Saša Zagorc, a professor of constitutional law from the Ljubljana Faculty of Law, told the STA the law should now be immediately amended in cooperation between the government and the National Assembly, which would show they truly respect the law.

He acknowledged the legislation had been poorly written at a time when Slovenia did not have any experience with what is a once in a century epidemic, but noted it was difficult to understand why the legislation was not modernised in the past year.

According to Zagorc, the new law should clearly promote the principle of rule of law and include democratic mechanisms for the oversight of the government's actions given that the government "unfortunately failed the test" in this area.
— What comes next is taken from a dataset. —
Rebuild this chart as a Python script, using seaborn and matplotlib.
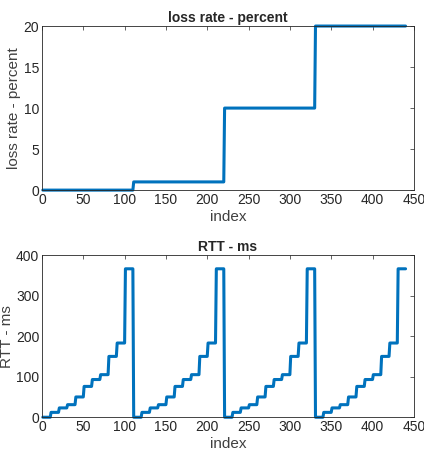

In a brief initial reaction to the news, Prime Minister Janez Janša noted on Twitter that the law had been passed in 1995.

Interior Minister Aleš Hojs stressed that all decrees adopted based on these provisions of the law remained in place. "Legally speaking, we protected the citizens' health legally and legitimately."

Coalition parties said that they respected the decision and that two months was enough to amend the law, noting that the government has simply acted in accordance with valid legislation in promulgating the specific decrees.

"It had not been determined before that anything was wrong [with this act] or that it was unconstitutional. The government acted in accordance with it and adopted measures and decrees in line with the law," Democrat (SDS) deputy Alenka Jeraj said.

Opposition parties welcomed the court's decision as yet another proof that government actions were unlawful. They said the government should step down. "The government must be held accountable for this blunder," SAB president Alenka Bratušek said.

Human Rights Ombudsman Peter Svetina welcomed the decision saying it confirmed concerns that he had addressed to the government when the decrees were first adopted.